— begin Information given —
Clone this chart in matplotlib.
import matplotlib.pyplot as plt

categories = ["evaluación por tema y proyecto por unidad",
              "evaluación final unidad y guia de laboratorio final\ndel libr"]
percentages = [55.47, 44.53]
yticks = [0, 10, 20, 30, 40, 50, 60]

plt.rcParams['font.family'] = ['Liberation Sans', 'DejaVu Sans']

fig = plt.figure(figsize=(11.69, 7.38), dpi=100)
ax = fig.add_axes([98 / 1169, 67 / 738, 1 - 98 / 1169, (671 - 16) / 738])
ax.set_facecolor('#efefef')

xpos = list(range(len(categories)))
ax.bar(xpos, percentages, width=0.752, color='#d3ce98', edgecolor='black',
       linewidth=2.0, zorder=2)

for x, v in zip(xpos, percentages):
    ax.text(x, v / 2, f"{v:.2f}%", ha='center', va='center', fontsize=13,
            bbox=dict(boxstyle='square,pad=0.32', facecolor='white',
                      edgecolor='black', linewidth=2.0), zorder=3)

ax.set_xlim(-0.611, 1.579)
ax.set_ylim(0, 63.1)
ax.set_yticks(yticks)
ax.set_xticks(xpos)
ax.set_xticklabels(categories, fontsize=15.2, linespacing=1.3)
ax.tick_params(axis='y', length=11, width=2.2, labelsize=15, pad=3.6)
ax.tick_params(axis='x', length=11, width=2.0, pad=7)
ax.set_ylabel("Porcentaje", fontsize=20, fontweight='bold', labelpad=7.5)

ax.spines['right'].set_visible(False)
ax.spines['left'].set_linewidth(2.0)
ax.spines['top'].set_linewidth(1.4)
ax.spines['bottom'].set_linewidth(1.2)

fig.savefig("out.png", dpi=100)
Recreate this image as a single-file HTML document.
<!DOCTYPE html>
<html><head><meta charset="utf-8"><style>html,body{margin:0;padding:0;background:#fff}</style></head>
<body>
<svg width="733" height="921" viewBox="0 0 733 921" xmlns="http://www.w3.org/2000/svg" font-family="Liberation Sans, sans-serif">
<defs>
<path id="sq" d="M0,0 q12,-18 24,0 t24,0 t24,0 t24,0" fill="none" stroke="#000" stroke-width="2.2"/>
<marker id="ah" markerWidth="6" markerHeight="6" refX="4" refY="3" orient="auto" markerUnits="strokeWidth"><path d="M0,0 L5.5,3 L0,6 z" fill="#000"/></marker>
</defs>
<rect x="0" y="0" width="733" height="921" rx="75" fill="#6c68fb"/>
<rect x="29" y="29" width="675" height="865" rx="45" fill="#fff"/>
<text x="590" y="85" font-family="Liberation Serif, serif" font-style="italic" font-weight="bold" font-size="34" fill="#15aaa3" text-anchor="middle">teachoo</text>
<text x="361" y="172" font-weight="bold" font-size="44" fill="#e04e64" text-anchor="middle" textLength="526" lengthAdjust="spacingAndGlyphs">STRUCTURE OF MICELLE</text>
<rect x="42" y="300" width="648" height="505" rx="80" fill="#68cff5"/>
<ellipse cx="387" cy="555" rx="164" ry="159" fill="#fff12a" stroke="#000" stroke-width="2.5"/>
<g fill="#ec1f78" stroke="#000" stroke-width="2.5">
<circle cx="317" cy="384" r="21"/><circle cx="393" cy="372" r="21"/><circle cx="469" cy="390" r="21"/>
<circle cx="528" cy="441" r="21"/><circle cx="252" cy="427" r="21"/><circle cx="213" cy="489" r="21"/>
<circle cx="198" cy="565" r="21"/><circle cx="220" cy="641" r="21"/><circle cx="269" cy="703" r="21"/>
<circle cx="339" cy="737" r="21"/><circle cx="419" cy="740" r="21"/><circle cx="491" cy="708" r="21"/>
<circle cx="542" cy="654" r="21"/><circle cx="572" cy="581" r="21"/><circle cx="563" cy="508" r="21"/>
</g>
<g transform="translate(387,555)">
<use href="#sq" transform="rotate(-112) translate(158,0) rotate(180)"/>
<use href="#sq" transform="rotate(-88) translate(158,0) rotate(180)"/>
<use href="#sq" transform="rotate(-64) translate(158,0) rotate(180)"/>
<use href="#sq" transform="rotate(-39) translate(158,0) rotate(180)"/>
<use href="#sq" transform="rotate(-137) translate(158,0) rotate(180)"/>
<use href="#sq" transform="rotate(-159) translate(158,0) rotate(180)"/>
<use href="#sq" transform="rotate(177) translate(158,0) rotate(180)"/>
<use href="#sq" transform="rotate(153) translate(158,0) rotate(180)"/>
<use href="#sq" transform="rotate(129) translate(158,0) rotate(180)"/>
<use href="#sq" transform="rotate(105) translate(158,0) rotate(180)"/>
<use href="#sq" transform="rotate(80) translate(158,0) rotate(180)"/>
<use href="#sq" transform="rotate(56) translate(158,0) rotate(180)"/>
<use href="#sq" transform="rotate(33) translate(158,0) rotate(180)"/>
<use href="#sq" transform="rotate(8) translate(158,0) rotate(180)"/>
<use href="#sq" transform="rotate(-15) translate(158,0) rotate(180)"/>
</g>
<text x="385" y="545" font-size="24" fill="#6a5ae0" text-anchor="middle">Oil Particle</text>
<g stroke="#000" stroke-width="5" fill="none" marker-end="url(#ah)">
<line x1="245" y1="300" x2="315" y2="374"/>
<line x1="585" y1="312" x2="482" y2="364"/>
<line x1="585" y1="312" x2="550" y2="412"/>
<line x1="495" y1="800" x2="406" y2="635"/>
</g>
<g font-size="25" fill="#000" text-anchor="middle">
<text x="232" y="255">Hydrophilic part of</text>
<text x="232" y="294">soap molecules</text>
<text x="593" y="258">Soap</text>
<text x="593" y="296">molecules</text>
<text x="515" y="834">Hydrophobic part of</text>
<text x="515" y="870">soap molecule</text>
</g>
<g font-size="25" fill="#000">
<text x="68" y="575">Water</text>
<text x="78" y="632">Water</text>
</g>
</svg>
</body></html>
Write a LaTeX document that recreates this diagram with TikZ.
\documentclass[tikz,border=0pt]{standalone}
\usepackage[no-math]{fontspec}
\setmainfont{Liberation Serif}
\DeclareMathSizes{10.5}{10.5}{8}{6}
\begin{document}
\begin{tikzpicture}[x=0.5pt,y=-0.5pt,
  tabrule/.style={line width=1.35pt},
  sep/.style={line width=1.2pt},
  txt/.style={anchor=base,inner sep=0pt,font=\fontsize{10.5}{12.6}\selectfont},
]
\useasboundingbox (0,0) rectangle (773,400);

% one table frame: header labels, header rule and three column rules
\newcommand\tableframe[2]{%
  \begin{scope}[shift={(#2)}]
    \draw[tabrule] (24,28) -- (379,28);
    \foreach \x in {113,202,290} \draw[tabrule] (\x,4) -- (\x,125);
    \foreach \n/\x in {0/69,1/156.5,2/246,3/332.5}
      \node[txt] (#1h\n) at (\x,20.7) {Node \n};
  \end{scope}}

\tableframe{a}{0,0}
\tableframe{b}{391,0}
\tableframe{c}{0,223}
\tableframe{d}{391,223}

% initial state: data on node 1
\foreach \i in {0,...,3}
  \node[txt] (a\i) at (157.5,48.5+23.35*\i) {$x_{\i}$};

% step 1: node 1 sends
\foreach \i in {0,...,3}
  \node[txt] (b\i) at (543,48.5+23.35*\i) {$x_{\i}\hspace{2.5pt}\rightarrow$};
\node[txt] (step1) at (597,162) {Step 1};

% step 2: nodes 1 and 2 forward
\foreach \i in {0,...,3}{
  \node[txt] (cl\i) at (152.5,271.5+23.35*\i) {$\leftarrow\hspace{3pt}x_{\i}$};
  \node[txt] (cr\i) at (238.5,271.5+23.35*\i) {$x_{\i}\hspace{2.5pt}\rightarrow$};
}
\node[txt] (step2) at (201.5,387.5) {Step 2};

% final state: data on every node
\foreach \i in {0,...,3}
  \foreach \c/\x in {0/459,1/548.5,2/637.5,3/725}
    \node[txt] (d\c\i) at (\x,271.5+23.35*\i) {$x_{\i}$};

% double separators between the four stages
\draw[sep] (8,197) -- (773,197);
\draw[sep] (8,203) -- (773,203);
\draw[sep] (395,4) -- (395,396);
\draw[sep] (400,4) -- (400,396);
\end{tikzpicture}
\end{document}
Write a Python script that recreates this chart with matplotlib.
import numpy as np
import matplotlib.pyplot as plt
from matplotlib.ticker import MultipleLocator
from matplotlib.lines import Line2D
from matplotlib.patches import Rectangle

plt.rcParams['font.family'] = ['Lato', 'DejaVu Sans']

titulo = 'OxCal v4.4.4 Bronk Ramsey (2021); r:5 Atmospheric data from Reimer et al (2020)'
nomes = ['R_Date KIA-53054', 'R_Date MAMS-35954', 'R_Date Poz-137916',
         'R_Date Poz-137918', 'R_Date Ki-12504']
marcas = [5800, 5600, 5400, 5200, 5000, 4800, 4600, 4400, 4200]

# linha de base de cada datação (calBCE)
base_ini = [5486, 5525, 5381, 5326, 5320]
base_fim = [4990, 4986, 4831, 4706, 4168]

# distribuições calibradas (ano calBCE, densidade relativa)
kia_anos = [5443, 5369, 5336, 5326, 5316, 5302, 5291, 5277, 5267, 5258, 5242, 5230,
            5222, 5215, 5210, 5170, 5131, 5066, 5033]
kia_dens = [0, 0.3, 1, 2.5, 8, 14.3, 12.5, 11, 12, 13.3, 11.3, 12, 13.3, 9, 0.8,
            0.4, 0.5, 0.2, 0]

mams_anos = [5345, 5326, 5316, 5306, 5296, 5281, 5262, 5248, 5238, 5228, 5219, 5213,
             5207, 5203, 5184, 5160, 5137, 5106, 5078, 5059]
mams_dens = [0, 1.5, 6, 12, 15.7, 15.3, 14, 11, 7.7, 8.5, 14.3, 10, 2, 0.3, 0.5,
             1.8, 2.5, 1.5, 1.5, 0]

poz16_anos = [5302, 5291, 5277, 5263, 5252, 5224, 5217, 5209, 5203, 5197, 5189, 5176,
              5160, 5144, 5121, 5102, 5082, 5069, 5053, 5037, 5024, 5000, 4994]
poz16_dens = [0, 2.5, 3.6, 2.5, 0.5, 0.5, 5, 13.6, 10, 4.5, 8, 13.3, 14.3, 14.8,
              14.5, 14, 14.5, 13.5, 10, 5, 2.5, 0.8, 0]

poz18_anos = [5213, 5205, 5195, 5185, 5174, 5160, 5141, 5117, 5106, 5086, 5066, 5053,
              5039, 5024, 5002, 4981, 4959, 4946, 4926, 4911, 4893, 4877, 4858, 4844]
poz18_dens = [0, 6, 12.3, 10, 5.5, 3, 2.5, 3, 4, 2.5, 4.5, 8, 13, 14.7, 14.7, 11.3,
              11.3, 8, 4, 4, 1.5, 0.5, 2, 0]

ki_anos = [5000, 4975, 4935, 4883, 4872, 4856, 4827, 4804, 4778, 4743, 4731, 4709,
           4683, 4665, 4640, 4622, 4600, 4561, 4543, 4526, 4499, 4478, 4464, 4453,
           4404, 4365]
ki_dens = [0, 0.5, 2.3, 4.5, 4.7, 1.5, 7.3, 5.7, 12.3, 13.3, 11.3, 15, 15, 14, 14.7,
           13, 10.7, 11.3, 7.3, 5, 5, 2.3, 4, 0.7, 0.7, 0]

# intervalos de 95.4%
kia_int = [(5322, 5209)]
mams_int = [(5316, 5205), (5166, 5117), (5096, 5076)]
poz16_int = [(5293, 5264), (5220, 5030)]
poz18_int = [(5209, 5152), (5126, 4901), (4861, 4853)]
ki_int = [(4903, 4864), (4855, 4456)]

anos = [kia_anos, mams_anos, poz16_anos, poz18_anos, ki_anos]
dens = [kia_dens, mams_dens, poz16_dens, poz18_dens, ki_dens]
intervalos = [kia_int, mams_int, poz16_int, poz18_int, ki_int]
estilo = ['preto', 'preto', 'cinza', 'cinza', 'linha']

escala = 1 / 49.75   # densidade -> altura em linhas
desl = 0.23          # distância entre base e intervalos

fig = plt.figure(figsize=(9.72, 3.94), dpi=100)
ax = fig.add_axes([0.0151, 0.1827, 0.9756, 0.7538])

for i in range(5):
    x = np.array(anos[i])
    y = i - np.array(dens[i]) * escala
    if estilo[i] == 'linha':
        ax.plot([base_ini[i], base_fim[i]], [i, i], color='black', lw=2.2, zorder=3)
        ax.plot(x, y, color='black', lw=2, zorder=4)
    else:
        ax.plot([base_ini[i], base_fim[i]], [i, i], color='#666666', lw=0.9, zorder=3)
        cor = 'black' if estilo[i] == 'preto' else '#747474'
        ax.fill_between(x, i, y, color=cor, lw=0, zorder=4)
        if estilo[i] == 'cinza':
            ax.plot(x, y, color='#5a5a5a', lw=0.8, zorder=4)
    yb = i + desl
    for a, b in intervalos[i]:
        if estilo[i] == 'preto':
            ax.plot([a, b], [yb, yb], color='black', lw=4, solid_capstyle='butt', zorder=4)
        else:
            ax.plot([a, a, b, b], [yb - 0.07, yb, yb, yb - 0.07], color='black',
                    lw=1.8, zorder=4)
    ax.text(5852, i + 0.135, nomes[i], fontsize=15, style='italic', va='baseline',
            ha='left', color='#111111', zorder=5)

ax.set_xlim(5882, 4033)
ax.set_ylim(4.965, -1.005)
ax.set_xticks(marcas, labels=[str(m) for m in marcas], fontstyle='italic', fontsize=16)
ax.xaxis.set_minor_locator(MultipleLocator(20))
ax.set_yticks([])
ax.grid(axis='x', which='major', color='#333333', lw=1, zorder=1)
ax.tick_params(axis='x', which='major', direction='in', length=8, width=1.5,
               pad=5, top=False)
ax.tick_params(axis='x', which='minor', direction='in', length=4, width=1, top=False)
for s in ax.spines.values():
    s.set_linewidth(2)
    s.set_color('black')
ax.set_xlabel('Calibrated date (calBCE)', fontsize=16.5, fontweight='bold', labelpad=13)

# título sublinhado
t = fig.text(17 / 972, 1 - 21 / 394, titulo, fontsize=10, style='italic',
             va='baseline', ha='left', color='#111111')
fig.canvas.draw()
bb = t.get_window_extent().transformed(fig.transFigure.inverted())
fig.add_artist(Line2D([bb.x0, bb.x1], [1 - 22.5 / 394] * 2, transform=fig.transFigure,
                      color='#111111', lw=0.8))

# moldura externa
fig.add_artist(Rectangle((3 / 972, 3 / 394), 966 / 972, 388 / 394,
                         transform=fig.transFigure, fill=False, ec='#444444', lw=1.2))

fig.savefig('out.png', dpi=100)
— end Information given —
- _What to do_
Beginning at the first line above, repeat exactly until the line containing "fontsize=20, fontweight='bold', labelpad=7.5)", which is included.

- _The response_
Clone this chart in matplotlib.
import matplotlib.pyplot as plt

categories = ["evaluación por tema y proyecto por unidad",
              "evaluación final unidad y guia de laboratorio final\ndel libr"]
percentages = [55.47, 44.53]
yticks = [0, 10, 20, 30, 40, 50, 60]

plt.rcParams['font.family'] = ['Liberation Sans', 'DejaVu Sans']

fig = plt.figure(figsize=(11.69, 7.38), dpi=100)
ax = fig.add_axes([98 / 1169, 67 / 738, 1 - 98 / 1169, (671 - 16) / 738])
ax.set_facecolor('#efefef')

xpos = list(range(len(categories)))
ax.bar(xpos, percentages, width=0.752, color='#d3ce98', edgecolor='black',
       linewidth=2.0, zorder=2)

for x, v in zip(xpos, percentages):
    ax.text(x, v / 2, f"{v:.2f}%", ha='center', va='center', fontsize=13,
            bbox=dict(boxstyle='square,pad=0.32', facecolor='white',
                      edgecolor='black', linewidth=2.0), zorder=3)

ax.set_xlim(-0.611, 1.579)
ax.set_ylim(0, 63.1)
ax.set_yticks(yticks)
ax.set_xticks(xpos)
ax.set_xticklabels(categories, fontsize=15.2, linespacing=1.3)
ax.tick_params(axis='y', length=11, width=2.2, labelsize=15, pad=3.6)
ax.tick_params(axis='x', length=11, width=2.0, pad=7)
ax.set_ylabel("Porcentaje", fontsize=20, fontweight='bold', labelpad=7.5)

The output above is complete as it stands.